Interior Budget Prioritizes National Parks, Energy Development, Reducing Catastrophic Fires

May 23, 2017

U.S. Interior Secretary Ryan Zinke, left, talks with Vice President Mike Pence, center, and U.S. Senator Steve Daines, right, during a visit to the Crow Indian Reservation in southeastern Montana on May 12, 2017.
Credit Jackie Yamanaka

U.S. Interior Secretary Ryan Zinke outlined his priorities reflected in his budget during a conference call with reporters. On that list are issues important in the West – 


–including: money to fix the maintenance backlog at the national parks, combat invasive species, protect water resources and remove dead and dying trees to lessen the catastrophic impact of forest fires.

“We’re going to do the right thing and our policy is going to be based on science, best practices, and not based on fear of lawsuits,” said Zinke.

He said this is an issue for all federal land managers, including for the agency he oversees, the Interior Department.

“I don’t think we need to have the fires we do every year,” said the former Montana Congressman. “So the budget reflects the priority of the Secretary who’s a kid from Montana who’s just tired of the forest fires.”

The National Park Service has a policy that requires a fire management plan for those areas where there’s burnable vegetation. Zinke pointed to the process for Sequoia and Kings Canyon National Parks to carry out controlled burns.

Zinke rolled out his proposed $11.7 billion budget for Fiscal Year 2018 that prioritizes dollars to pay for infrastructure on public lands. Zinke said energy development on federal lands would help to pay for the maintenance backlog.  

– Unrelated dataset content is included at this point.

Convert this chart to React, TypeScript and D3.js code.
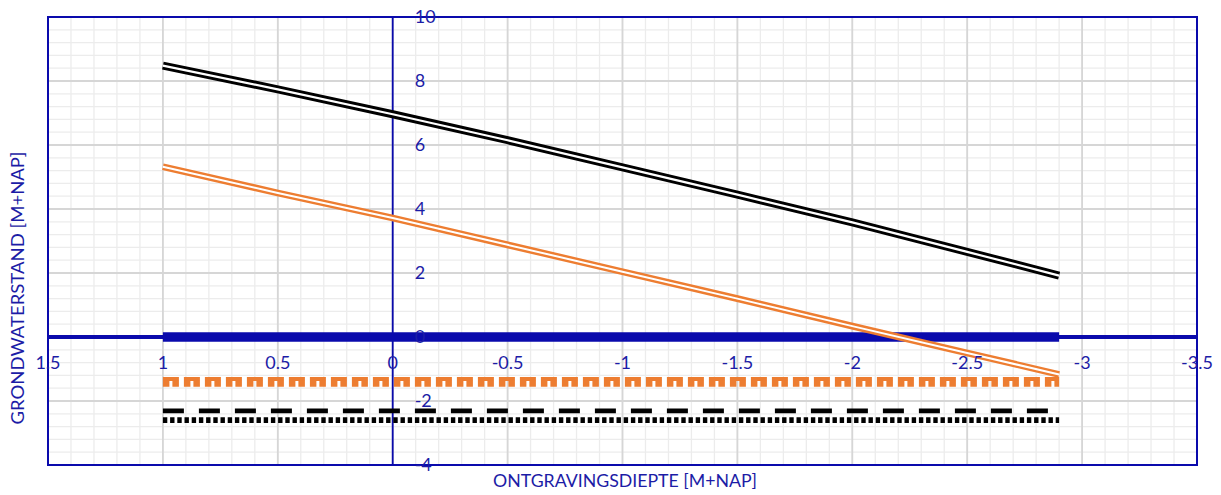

Among the budget highlights:

  • $766 million to address the $11.3 billion deferred maintenance backlog in the national parks
  • $101 million to deal with invasive species
  • $90 million in mandatory funds to support Land and Water Conservation Fund State Grants

The Theodore Roosevelt Conservation Partnership criticized the budget for its $1.4 billion decrease to the Department of Interior. The conservation group said the cuts are detrimental to programs like the Land and Water Conservation Fund.